# Aquarium Photography Tips?



## mistergreen (Dec 9, 2006)

your equipments have a lot to do with a good picture.

What do you have? Are you willing to buy?

And also photography sense like good lighting and good focus are important. There are a few threads on this topic you can search for.


----------



## Jason Baliban (Mar 3, 2005)

This has helped a lot of people...

http://www.projectaquarium.com/plantedAquariumArticles_PhotographyPointAndShoot.aspx

jB


----------



## ddaquaria (Jan 19, 2003)

Jason Baliban said:


> This has helped a lot of people...
> 
> http://www.projectaquarium.com/plantedAquariumArticles_PhotographyPointAndShoot.aspx
> 
> jB



good article


----------



## atiretoo (Nov 5, 2009)

I'll second that - nice work Jason!


----------



## skiboarder72 (Oct 13, 2006)

Another thing I have notice with aquarium glass is that it's usually pretty poor quality. Staying perpendicular to the surface of the glass will yield the sharpest possible picture.


----------



## henkychif (Sep 22, 2009)

The big problem is lighting. If you slow down your shutter speed, any fish movement gets blurred. If you open the aperature all the way, you lose your depth of focus. If you increase the ISO too much, the image quality suffers from something called "noise". One of the posts asked what equipment you had. Having a camera that stops all the way to f2.0 will help you (that's a really wide opening that lets in a maxumum amount of light). One thing I would do is borrow a light from another tank to double the amount of light. I have also heard of a professional photographer that puts a remote flash into a plastic pag and drops it right into the water. The next big problem is focusing. On my camera, the auto-focus seems to get confused by the glass, so I have to use manual focus. Finally, most fish are camera shy and will swim away from the camera. Despite those problems, I am amazed at how many great fish pictures get taken. Plants are easier - they don't move around too much!


----------



## koop (Sep 18, 2009)

Turn off the filter to stop water, bubble, and plant movement.


----------



## WarDaddy (Sep 27, 2009)

Turn off all the other lights in the room. That way there is no reflections on the glass.


----------



## RipariumGuy (Aug 6, 2009)

That artical is great! Really learned alot. I have a Nikon Coolpix camera, but I am not wikking to get a better one. I would much rather get riparium stuff to make my tank worth a good picture!

Thanks again,
Jake


----------



## hbosman (Oct 5, 2006)

subscribed


----------



## redfalconf35 (Feb 24, 2008)

I found that the best way to go from low quality pics to something slightly better with your point and shoot is to use a tripod. They're not too expensive or anything, and they reduce a lot of the blur that is associated with low quality pictures. Also, play with the settings. Different settings will yield different quality pics. Finally, get a good program like photoshop (GIMP is a free version). This will allow you to take that picture that is good quality, but too dark or shaded, or whatever, and morph it into a beautiful photograph (probably not DSLR quality, but close enough for us fools to not complain)


----------



## ldk59 (Jan 30, 2009)

Found this awhile ago... might be of some use.

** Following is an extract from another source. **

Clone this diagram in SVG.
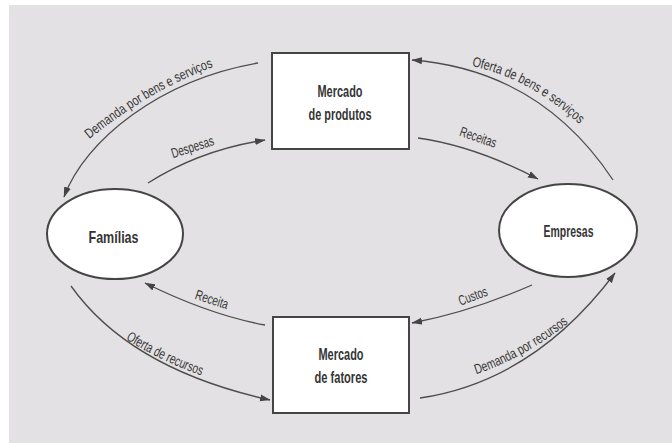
<svg xmlns="http://www.w3.org/2000/svg" xmlns:xlink="http://www.w3.org/1999/xlink" width="672" height="443" viewBox="0 0 672 443">
<style>
.node{fill:#fff;stroke:#454545;stroke-width:2}
.nl{font-family:"Liberation Sans",Arial,sans-serif;font-weight:bold;font-size:17px;fill:#353535;text-anchor:middle}
.conn{fill:none;stroke:#4d4d4d;stroke-width:1.3;marker-end:url(#ah)}
.lbl{font-family:"Liberation Sans",Arial,sans-serif;font-size:14px;fill:#363636}
</style>
<defs>
<marker id="ah" markerUnits="userSpaceOnUse" markerWidth="11" markerHeight="8" refX="10" refY="4" orient="auto">
<path d="M0,0.5 L10.5,4 L0,7.5 z" fill="#444"/>
</marker>
<path id="p1" d="M76.4,149.5 L92,137 Q149,91.5 210,68 L228.7,60.8"/>
<path id="p3" d="M455.5,62.1 L475,66.7 Q530,79.6 577,122 L591.8,135.4"/>
<path id="p6" d="M110,329.5 L127,340 Q161,361 200,375 L218.8,381.8"/>
<path id="p8" d="M457.7,380.4 L476.7,374 Q524.1,358 568,323.3 L584,311"/>
</defs>
<rect x="0" y="0" width="672" height="443" fill="#fff"/>
<rect x="9" y="5" width="663" height="438" fill="#e3e1e3"/>

<g id="connectors">
<path class="conn" d="M258,63 C160,80 85,140 64,197"/>
<path class="conn" d="M148,183 Q200,150 265,140"/>
<path class="conn" d="M613,180 Q540,70 412,60"/>
<path class="conn" d="M418,138 Q475,146 538,179"/>
<path class="conn" d="M265,325 Q210,315 145,283"/>
<path class="conn" d="M71,286 Q130,369 270,400"/>
<path class="conn" d="M532,285 Q470,312 412,323"/>
<path class="conn" d="M420,398 Q534,381 615,273"/>
</g>

<g id="labels">
<text class="lbl"><textPath href="#p1" startOffset="50%" text-anchor="middle" textLength="144" lengthAdjust="spacingAndGlyphs">Demanda por bens e serviços</textPath></text>
<text class="lbl" transform="translate(194,151.5) rotate(-18)" text-anchor="middle" textLength="44" lengthAdjust="spacingAndGlyphs">Despesas</text>
<text class="lbl"><textPath href="#p3" startOffset="50%" text-anchor="middle" textLength="124" lengthAdjust="spacingAndGlyphs">Oferta de bens e serviços</textPath></text>
<text class="lbl" transform="translate(476.7,141.7) rotate(19)" text-anchor="middle" textLength="38" lengthAdjust="spacingAndGlyphs">Receitas</text>
<text class="lbl" transform="translate(210.5,304) rotate(18)" text-anchor="middle" textLength="34" lengthAdjust="spacingAndGlyphs">Receita</text>
<text class="lbl"><textPath href="#p6" startOffset="50%" text-anchor="middle" textLength="84" lengthAdjust="spacingAndGlyphs">Oferta de recursos</textPath></text>
<text class="lbl" transform="translate(474.5,300.5) rotate(-20)" text-anchor="middle" textLength="30" lengthAdjust="spacingAndGlyphs">Custos</text>
<text class="lbl"><textPath href="#p8" startOffset="50%" text-anchor="middle" textLength="106" lengthAdjust="spacingAndGlyphs">Demanda por recursos</textPath></text>
</g>

<g id="mercado-produtos">
<rect class="node" x="272" y="53" width="137" height="96"/>
<text class="nl" x="340" y="97" textLength="45" lengthAdjust="spacingAndGlyphs">Mercado</text>
<text class="nl" x="340" y="120" textLength="63" lengthAdjust="spacingAndGlyphs">de produtos</text>
</g>
<g id="mercado-fatores">
<rect class="node" x="273" y="317" width="136" height="96"/>
<text class="nl" x="341" y="360" textLength="45" lengthAdjust="spacingAndGlyphs">Mercado</text>
<text class="nl" x="341" y="383" textLength="53" lengthAdjust="spacingAndGlyphs">de fatores</text>
</g>
<g id="familias">
<ellipse class="node" cx="115" cy="234" rx="68" ry="45"/>
<text class="nl" x="113.5" y="243" textLength="50" lengthAdjust="spacingAndGlyphs">Famílias</text>
</g>
<g id="empresas">
<ellipse class="node" cx="568" cy="230.5" rx="69" ry="46.5"/>
<text class="nl" x="568.5" y="237" textLength="50" lengthAdjust="spacingAndGlyphs">Empresas</text>
</g>
</svg>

http://en.iaplc.com/howto/?utm_source=APC&utm_medium=post&utm_campaign=APC_Sponsorship


----------



## F22 (Sep 21, 2008)

turn off the filter, and angle gamera at a slight downward angle. if you have an flash that you can take off the camera put it above the tank and pop the flash you will get enough light and a fast enough shutter speed that you dont get any blur..


F


----------



## archer772 (Nov 13, 2009)

Here are a couple links from MR hope they can help

http://www.michiganreefers.com/forums/photography/62830-juniors-aquatic-photography-how.html

http://www.michiganreefers.com/forums/photography/77210-post-processing-how.html


----------



## hbosman (Oct 5, 2006)

Very interesting stuff. I never thought about turning the filter off first, maybe the co2 mist to. :icon_conf


----------



## F22 (Sep 21, 2008)

cant hurt


----------